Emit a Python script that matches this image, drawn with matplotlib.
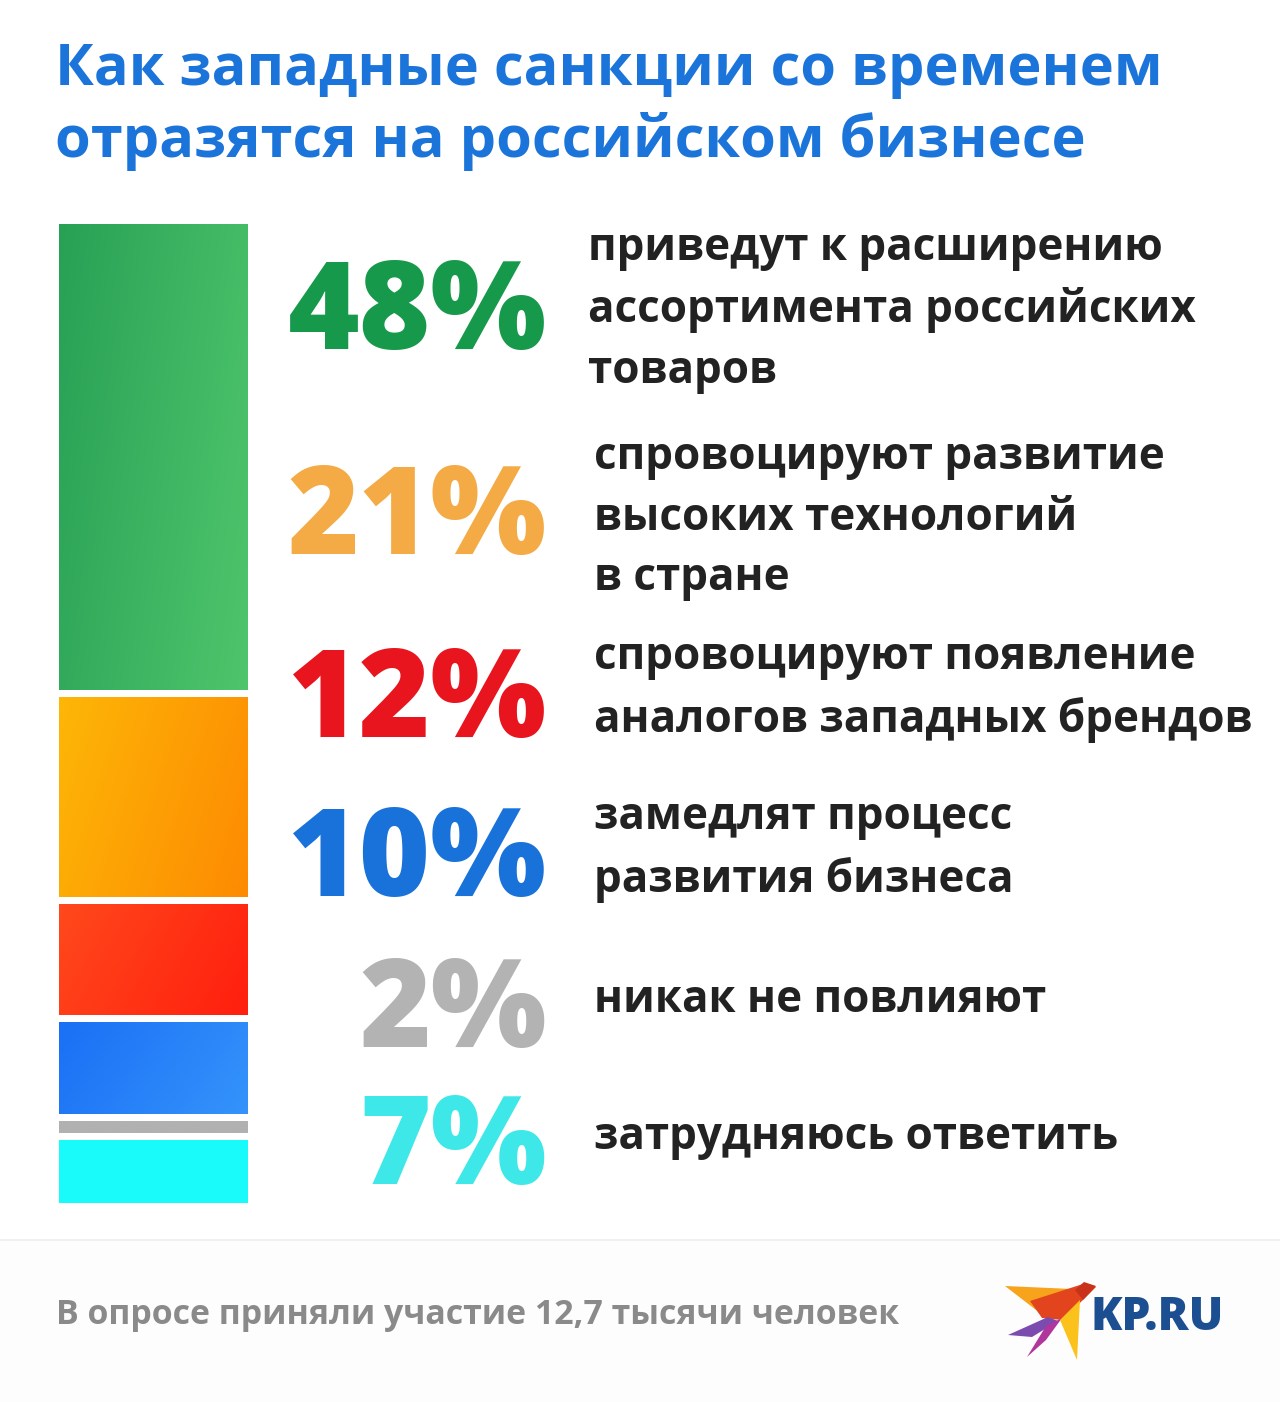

---

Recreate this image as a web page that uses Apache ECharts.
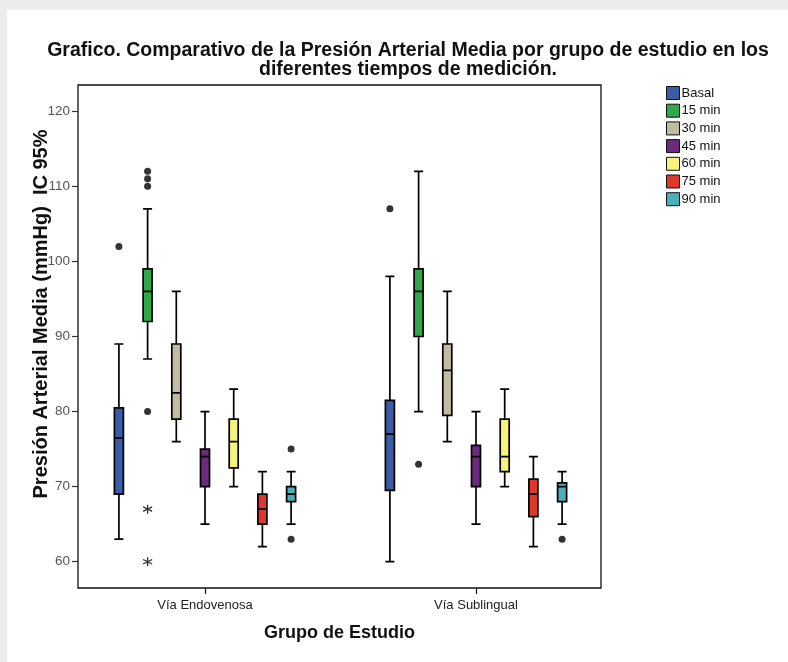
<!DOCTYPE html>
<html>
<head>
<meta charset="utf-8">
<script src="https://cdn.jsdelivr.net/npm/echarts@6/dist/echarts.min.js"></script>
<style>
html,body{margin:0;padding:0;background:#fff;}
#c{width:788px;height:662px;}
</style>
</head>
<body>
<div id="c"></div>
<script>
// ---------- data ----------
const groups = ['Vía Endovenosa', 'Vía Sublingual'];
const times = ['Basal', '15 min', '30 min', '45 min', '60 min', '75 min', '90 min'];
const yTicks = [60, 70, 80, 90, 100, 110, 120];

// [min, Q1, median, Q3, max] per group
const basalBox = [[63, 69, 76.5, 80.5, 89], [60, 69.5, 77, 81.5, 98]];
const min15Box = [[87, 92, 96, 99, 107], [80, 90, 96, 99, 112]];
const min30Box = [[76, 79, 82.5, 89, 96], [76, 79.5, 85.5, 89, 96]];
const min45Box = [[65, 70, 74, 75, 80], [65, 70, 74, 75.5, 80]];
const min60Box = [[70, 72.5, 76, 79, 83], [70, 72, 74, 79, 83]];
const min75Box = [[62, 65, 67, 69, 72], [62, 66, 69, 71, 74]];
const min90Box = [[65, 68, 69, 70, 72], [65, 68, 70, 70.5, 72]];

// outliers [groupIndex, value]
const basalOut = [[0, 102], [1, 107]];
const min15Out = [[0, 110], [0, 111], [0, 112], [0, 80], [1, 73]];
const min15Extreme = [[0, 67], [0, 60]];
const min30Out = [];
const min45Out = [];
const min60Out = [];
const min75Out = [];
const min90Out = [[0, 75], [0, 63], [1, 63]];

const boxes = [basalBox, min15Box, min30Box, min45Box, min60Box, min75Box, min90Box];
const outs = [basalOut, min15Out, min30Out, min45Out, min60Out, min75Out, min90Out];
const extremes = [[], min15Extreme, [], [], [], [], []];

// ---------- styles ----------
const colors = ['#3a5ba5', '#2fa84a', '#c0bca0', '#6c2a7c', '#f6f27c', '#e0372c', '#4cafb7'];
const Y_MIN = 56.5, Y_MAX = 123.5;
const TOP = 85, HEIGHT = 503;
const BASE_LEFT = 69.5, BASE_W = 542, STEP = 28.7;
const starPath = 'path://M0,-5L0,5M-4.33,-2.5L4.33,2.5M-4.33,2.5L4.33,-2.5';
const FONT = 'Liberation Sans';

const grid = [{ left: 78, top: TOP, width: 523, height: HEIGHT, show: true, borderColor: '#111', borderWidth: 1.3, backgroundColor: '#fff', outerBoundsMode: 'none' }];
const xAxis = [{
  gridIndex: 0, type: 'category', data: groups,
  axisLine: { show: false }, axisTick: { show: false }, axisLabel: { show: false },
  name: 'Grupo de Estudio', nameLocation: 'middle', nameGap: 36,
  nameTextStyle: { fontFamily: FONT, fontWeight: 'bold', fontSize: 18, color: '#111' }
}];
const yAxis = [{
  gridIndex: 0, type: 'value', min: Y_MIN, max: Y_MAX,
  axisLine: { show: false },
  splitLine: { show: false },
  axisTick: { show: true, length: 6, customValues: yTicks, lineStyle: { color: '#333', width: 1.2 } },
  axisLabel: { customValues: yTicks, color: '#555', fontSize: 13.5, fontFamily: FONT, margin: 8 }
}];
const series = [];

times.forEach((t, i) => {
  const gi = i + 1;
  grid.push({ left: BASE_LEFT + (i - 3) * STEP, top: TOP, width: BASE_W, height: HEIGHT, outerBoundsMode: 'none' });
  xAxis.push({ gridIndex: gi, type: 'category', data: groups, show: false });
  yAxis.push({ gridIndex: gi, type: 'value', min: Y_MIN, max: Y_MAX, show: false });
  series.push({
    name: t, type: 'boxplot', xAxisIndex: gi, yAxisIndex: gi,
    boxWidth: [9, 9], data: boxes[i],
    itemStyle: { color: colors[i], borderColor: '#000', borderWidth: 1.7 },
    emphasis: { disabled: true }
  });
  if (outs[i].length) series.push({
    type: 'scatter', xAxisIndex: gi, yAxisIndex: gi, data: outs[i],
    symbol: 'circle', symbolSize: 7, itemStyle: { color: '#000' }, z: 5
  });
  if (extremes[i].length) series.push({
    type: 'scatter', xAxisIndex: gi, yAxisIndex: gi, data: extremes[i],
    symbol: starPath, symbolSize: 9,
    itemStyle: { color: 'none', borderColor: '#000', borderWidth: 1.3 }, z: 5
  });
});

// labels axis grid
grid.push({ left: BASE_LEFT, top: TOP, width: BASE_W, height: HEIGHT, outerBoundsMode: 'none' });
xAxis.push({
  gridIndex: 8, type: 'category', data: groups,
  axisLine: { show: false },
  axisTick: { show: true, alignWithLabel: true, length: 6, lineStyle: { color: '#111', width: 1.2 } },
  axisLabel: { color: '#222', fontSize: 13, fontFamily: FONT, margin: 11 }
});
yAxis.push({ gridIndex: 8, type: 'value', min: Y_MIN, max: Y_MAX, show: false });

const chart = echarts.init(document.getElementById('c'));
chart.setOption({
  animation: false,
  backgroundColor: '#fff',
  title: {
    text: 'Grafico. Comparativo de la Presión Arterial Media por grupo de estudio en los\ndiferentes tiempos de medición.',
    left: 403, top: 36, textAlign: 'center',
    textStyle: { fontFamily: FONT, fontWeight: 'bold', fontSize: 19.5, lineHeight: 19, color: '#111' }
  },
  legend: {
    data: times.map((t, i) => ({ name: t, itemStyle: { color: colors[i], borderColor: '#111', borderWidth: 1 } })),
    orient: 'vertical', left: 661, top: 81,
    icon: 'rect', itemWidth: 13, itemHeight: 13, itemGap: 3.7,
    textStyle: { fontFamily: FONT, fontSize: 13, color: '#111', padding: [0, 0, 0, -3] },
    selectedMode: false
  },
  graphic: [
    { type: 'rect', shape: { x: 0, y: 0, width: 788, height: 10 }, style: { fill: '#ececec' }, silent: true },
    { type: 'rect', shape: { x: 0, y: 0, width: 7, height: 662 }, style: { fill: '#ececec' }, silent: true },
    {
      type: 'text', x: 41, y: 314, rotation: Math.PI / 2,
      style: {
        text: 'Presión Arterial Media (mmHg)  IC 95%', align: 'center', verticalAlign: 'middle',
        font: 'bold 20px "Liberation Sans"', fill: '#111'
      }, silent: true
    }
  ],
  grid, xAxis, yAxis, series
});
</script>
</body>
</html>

...

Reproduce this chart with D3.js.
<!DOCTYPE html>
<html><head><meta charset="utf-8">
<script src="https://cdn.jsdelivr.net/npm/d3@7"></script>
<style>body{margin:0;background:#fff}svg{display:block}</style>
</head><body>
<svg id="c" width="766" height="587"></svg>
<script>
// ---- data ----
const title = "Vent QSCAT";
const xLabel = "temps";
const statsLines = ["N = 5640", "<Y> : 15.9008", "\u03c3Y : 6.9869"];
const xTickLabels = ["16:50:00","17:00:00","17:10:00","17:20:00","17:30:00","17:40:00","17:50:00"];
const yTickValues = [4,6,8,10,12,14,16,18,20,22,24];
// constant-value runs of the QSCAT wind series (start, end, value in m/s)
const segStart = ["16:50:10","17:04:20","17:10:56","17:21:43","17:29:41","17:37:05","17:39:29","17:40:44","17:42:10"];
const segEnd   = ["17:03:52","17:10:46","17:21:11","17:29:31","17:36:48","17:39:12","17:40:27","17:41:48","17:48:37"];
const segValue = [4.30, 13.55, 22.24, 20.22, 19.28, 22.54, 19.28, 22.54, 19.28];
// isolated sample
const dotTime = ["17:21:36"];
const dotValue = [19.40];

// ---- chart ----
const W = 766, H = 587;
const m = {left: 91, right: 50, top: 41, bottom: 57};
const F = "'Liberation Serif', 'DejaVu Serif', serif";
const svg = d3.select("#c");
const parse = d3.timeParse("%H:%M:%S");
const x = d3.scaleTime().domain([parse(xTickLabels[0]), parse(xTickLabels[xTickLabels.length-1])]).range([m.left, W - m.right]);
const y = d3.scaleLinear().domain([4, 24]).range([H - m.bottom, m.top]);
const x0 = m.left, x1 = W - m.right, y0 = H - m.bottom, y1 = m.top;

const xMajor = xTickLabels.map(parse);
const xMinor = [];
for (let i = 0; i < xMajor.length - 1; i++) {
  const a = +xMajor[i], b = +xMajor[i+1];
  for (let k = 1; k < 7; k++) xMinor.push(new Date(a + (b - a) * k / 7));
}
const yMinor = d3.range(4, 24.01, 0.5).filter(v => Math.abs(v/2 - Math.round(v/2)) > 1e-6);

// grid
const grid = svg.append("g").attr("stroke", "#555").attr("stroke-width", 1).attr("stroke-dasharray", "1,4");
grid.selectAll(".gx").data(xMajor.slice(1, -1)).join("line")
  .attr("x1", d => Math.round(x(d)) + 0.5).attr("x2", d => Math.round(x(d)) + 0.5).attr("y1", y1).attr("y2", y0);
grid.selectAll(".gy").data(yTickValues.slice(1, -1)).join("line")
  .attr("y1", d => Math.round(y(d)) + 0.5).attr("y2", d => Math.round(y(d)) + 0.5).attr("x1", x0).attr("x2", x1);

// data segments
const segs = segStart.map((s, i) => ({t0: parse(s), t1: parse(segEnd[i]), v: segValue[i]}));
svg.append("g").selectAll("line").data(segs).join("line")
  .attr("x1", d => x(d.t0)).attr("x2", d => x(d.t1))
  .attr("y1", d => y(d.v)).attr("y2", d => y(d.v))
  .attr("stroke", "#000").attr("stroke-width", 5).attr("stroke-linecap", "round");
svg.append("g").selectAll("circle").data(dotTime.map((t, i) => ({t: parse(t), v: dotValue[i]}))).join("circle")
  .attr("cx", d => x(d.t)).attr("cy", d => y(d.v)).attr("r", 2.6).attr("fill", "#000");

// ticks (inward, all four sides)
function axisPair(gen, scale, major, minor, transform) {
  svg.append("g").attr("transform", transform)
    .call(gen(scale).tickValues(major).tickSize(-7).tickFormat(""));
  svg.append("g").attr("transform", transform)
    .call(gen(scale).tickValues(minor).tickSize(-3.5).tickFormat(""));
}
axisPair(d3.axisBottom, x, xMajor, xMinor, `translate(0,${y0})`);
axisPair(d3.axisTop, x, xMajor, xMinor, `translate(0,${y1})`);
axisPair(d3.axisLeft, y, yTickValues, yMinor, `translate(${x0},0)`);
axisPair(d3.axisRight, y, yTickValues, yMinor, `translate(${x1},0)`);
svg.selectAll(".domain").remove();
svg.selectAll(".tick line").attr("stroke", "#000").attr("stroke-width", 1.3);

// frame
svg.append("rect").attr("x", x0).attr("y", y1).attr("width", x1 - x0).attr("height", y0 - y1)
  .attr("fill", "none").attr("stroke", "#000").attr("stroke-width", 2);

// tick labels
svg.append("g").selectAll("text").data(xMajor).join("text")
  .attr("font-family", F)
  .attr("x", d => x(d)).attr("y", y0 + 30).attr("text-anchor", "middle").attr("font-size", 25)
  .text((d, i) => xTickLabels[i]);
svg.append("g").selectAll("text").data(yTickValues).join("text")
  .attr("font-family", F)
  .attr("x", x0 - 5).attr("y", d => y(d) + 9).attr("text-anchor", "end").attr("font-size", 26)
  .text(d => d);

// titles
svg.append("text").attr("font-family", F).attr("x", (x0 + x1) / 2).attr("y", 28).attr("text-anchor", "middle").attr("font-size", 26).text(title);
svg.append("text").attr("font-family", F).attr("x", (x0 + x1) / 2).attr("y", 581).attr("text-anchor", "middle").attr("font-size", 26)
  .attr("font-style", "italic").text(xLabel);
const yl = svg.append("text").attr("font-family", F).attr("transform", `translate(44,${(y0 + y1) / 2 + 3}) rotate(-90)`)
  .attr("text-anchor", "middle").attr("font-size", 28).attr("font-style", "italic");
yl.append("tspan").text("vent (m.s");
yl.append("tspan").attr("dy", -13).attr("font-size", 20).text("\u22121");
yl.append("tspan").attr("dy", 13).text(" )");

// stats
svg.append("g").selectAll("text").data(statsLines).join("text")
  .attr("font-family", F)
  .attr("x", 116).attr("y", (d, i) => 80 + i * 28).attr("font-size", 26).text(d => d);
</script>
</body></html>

> **TASK PROMPT**: From the entries above, select each line containing the string "this".

> **WORKED SOLUTION**:
Emit a Python script that matches this image, drawn with matplotlib.
Recreate this image as a web page that uses Apache ECharts.
Reproduce this chart with D3.js.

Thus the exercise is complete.